Written instruction - Reproduce every entry exactly as shown.

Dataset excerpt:
*****

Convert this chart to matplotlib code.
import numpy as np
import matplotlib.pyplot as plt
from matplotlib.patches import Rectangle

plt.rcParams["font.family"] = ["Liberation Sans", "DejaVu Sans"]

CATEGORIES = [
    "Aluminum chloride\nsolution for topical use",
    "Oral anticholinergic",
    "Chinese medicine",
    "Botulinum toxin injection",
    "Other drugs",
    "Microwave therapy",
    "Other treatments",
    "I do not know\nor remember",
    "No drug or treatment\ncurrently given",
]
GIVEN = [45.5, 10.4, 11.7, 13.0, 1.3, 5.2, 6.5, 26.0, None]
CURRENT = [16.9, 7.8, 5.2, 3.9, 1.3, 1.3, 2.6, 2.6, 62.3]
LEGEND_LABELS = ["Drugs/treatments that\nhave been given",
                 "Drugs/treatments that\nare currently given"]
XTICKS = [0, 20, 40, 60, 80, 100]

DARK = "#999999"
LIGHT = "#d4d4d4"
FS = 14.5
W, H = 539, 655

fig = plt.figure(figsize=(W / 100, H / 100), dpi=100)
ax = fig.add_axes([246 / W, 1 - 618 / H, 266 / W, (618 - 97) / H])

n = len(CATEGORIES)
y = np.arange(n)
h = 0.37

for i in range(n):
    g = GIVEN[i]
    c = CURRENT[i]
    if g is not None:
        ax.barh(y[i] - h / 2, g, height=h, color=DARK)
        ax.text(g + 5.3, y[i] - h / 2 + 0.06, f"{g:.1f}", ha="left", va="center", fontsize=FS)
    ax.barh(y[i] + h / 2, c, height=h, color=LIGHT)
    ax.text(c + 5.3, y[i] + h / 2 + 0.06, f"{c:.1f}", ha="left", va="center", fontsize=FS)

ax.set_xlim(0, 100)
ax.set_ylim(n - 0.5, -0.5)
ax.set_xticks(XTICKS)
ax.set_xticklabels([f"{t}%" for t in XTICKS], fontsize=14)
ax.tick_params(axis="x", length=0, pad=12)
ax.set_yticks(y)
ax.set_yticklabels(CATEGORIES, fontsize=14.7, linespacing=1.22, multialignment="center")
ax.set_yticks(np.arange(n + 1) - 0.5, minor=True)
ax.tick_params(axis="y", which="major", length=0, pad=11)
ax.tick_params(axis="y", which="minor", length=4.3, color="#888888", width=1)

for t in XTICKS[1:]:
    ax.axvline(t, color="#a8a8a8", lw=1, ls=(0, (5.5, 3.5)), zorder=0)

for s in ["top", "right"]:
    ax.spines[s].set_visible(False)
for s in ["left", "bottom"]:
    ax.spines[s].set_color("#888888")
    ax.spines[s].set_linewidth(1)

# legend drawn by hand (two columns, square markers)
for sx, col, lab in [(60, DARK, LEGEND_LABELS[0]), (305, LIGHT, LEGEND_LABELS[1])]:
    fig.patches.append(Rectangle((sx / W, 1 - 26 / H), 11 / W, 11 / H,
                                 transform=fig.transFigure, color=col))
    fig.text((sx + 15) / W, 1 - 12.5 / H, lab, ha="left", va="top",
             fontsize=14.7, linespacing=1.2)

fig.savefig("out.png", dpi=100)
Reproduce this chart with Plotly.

*****

The output -
Convert this chart to matplotlib code.
import numpy as np
import matplotlib.pyplot as plt
from matplotlib.patches import Rectangle

plt.rcParams["font.family"] = ["Liberation Sans", "DejaVu Sans"]

CATEGORIES = [
    "Aluminum chloride\nsolution for topical use",
    "Oral anticholinergic",
    "Chinese medicine",
    "Botulinum toxin injection",
    "Other drugs",
    "Microwave therapy",
    "Other treatments",
    "I do not know\nor remember",
    "No drug or treatment\ncurrently given",
]
GIVEN = [45.5, 10.4, 11.7, 13.0, 1.3, 5.2, 6.5, 26.0, None]
CURRENT = [16.9, 7.8, 5.2, 3.9, 1.3, 1.3, 2.6, 2.6, 62.3]
LEGEND_LABELS = ["Drugs/treatments that\nhave been given",
                 "Drugs/treatments that\nare currently given"]
XTICKS = [0, 20, 40, 60, 80, 100]

DARK = "#999999"
LIGHT = "#d4d4d4"
FS = 14.5
W, H = 539, 655

fig = plt.figure(figsize=(W / 100, H / 100), dpi=100)
ax = fig.add_axes([246 / W, 1 - 618 / H, 266 / W, (618 - 97) / H])

n = len(CATEGORIES)
y = np.arange(n)
h = 0.37

for i in range(n):
    g = GIVEN[i]
    c = CURRENT[i]
    if g is not None:
        ax.barh(y[i] - h / 2, g, height=h, color=DARK)
        ax.text(g + 5.3, y[i] - h / 2 + 0.06, f"{g:.1f}", ha="left", va="center", fontsize=FS)
    ax.barh(y[i] + h / 2, c, height=h, color=LIGHT)
    ax.text(c + 5.3, y[i] + h / 2 + 0.06, f"{c:.1f}", ha="left", va="center", fontsize=FS)

ax.set_xlim(0, 100)
ax.set_ylim(n - 0.5, -0.5)
ax.set_xticks(XTICKS)
ax.set_xticklabels([f"{t}%" for t in XTICKS], fontsize=14)
ax.tick_params(axis="x", length=0, pad=12)
ax.set_yticks(y)
ax.set_yticklabels(CATEGORIES, fontsize=14.7, linespacing=1.22, multialignment="center")
ax.set_yticks(np.arange(n + 1) - 0.5, minor=True)
ax.tick_params(axis="y", which="major", length=0, pad=11)
ax.tick_params(axis="y", which="minor", length=4.3, color="#888888", width=1)

for t in XTICKS[1:]:
    ax.axvline(t, color="#a8a8a8", lw=1, ls=(0, (5.5, 3.5)), zorder=0)

for s in ["top", "right"]:
    ax.spines[s].set_visible(False)
for s in ["left", "bottom"]:
    ax.spines[s].set_color("#888888")
    ax.spines[s].set_linewidth(1)

# legend drawn by hand (two columns, square markers)
for sx, col, lab in [(60, DARK, LEGEND_LABELS[0]), (305, LIGHT, LEGEND_LABELS[1])]:
    fig.patches.append(Rectangle((sx / W, 1 - 26 / H), 11 / W, 11 / H,
                                 transform=fig.transFigure, color=col))
    fig.text((sx + 15) / W, 1 - 12.5 / H, lab, ha="left", va="top",
             fontsize=14.7, linespacing=1.2)

fig.savefig("out.png", dpi=100)
Reproduce this chart with Plotly.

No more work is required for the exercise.